§ What the exercise asks: Give again, verbatim, the lines between the line that contains "Recreate this image" and the line that contains "plough_val = [1.73, 1.33, 1.57, -0.36, -2.87, -3.35]", counting both ends. Pictures are excluded from the copy.

* * * * *

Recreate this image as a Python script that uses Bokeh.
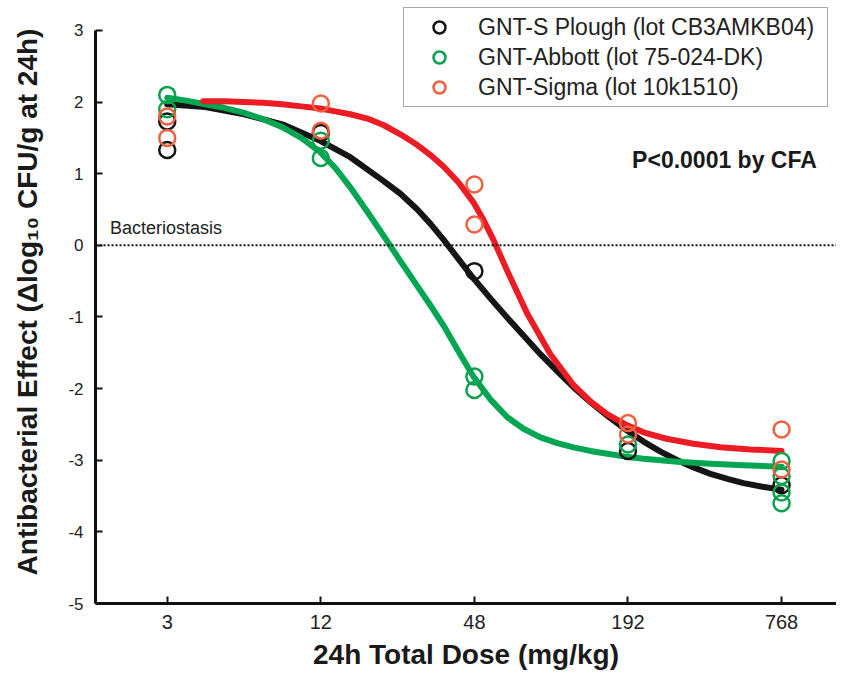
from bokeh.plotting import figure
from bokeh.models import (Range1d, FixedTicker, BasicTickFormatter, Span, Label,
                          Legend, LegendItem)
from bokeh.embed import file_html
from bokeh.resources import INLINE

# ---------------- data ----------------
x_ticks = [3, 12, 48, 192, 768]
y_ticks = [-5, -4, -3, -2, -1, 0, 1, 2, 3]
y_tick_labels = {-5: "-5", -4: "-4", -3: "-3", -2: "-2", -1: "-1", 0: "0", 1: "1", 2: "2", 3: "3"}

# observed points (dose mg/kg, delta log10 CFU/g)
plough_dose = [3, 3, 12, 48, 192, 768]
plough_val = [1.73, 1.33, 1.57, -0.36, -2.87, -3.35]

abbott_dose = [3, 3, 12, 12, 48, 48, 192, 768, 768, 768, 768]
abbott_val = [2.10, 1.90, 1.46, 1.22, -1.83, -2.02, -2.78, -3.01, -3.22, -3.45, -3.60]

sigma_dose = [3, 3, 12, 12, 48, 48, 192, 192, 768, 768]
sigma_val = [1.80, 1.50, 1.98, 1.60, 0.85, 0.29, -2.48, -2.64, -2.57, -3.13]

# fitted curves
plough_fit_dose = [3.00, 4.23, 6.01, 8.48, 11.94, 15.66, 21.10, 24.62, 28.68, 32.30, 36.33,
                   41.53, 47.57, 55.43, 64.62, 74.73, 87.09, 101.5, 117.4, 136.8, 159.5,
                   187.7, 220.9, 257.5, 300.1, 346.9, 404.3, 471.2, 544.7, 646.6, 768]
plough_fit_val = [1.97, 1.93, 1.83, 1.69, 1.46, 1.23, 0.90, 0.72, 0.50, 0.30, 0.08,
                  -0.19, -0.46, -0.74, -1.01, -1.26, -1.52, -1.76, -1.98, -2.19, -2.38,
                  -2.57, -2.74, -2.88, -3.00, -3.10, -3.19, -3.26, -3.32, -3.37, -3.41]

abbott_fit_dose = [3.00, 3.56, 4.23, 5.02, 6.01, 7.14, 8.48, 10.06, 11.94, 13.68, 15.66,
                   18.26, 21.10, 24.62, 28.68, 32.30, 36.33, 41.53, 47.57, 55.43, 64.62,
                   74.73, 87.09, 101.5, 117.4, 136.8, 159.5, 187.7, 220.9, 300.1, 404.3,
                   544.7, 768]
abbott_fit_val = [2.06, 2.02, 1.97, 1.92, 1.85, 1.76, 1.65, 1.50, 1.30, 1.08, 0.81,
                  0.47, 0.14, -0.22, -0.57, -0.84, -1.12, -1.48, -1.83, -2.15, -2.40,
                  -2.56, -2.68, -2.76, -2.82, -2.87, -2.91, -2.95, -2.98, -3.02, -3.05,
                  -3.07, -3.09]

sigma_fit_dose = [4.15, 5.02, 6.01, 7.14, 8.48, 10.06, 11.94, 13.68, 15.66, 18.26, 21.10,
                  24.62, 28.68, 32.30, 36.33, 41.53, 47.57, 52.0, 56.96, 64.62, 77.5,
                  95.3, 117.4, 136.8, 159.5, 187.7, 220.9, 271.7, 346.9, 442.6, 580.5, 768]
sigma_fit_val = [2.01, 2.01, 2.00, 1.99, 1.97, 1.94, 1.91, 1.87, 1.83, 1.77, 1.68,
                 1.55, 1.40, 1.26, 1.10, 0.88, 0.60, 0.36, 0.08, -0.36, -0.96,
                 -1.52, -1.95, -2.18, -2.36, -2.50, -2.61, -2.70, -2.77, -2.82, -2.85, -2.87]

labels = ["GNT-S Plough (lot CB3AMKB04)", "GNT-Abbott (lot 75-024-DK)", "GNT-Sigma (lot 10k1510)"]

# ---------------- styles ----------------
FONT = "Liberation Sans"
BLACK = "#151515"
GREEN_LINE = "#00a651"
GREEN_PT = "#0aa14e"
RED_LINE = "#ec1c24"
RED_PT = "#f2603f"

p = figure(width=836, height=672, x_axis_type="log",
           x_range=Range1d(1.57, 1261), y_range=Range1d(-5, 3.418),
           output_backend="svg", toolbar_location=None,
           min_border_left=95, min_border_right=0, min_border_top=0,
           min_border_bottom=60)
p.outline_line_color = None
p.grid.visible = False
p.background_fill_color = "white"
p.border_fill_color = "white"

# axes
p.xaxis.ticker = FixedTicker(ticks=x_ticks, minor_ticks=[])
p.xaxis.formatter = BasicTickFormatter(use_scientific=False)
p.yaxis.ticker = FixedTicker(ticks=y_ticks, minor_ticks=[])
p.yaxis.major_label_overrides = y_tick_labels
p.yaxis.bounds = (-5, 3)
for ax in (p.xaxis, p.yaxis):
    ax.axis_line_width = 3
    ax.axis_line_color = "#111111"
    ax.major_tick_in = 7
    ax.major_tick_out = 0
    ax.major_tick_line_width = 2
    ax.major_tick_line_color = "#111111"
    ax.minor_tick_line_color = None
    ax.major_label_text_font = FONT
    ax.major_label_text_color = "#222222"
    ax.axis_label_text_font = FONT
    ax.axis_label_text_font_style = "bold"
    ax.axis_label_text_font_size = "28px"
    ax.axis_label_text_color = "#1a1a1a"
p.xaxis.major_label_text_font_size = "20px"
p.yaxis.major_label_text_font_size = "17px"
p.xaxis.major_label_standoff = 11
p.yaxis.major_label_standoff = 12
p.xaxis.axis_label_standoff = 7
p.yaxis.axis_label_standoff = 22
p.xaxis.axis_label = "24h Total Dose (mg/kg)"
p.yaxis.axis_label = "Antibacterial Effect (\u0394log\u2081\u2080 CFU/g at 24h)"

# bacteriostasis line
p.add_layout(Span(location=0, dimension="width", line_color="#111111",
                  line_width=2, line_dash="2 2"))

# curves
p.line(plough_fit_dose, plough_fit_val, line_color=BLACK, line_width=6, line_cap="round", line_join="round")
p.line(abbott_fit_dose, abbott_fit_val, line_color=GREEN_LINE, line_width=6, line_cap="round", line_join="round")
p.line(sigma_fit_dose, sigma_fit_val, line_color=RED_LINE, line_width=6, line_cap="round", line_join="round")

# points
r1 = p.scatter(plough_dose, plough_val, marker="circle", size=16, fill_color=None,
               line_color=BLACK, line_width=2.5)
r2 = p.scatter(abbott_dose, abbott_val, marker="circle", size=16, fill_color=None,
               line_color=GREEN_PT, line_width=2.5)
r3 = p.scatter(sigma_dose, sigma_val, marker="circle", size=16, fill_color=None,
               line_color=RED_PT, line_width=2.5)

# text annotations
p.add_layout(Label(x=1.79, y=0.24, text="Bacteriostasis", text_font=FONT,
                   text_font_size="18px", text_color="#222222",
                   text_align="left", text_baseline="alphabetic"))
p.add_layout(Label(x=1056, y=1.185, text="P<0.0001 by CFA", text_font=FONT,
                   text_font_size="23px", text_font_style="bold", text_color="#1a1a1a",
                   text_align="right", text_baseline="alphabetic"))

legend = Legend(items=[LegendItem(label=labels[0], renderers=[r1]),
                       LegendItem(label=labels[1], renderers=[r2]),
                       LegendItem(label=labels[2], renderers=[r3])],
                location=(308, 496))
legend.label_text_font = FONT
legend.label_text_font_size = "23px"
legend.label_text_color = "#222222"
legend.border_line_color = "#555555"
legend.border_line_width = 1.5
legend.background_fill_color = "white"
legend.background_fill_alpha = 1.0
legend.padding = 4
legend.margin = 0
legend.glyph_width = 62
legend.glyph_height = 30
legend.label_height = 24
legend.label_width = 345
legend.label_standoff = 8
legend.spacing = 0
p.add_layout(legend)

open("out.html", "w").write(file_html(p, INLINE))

* * * * *

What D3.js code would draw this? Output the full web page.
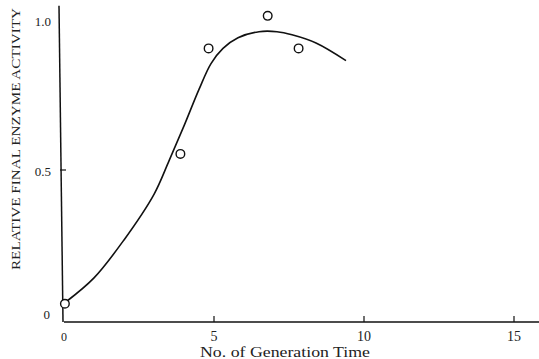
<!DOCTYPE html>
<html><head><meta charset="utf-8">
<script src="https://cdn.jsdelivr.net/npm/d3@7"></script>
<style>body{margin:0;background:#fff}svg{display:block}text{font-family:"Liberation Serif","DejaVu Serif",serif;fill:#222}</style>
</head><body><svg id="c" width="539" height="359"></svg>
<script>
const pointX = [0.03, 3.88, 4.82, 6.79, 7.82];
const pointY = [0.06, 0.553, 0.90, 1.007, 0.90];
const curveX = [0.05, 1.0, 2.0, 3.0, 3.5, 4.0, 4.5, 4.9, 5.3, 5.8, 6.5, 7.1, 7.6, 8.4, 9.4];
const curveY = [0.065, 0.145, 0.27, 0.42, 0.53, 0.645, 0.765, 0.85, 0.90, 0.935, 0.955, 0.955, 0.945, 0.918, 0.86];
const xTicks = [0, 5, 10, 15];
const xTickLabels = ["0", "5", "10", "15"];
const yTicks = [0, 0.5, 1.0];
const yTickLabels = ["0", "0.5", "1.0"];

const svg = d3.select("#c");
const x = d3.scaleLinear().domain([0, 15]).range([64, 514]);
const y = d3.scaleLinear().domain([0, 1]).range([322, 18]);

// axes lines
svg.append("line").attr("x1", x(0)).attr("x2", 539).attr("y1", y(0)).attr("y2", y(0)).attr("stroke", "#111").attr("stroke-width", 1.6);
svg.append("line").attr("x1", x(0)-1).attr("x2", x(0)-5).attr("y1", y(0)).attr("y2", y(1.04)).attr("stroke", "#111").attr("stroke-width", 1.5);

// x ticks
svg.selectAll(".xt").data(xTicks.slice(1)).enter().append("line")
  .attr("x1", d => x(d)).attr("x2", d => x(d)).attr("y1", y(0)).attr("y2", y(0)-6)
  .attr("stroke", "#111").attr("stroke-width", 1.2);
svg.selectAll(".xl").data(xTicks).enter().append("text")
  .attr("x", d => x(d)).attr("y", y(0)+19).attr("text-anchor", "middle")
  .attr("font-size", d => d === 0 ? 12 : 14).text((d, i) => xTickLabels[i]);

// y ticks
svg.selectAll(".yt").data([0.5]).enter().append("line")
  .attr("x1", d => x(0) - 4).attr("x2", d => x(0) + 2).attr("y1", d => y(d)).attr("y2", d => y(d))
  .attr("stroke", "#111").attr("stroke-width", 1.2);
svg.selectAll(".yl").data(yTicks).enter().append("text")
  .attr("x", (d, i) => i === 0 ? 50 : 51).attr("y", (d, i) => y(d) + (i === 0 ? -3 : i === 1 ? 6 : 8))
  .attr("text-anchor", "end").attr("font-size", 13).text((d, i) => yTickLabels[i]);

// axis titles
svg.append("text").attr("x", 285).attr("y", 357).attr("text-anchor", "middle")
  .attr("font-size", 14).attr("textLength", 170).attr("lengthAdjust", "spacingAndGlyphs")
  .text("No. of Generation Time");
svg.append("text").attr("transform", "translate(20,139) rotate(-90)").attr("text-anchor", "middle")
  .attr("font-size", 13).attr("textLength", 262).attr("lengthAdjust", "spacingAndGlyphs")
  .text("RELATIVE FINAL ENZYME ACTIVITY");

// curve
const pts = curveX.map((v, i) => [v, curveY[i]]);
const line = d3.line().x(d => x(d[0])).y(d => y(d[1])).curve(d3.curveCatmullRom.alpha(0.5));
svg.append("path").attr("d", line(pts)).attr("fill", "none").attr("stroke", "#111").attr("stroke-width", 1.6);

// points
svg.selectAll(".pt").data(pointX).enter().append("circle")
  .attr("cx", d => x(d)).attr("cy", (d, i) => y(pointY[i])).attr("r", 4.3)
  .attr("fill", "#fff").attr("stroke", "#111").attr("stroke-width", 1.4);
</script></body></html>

* * * * *

§ The answer:
Recreate this image as a Python script that uses Bokeh.
from bokeh.plotting import figure
from bokeh.models import (Range1d, FixedTicker, BasicTickFormatter, Span, Label,
                          Legend, LegendItem)
from bokeh.embed import file_html
from bokeh.resources import INLINE

# ---------------- data ----------------
x_ticks = [3, 12, 48, 192, 768]
y_ticks = [-5, -4, -3, -2, -1, 0, 1, 2, 3]
y_tick_labels = {-5: "-5", -4: "-4", -3: "-3", -2: "-2", -1: "-1", 0: "0", 1: "1", 2: "2", 3: "3"}

# observed points (dose mg/kg, delta log10 CFU/g)
plough_dose = [3, 3, 12, 48, 192, 768]
plough_val = [1.73, 1.33, 1.57, -0.36, -2.87, -3.35]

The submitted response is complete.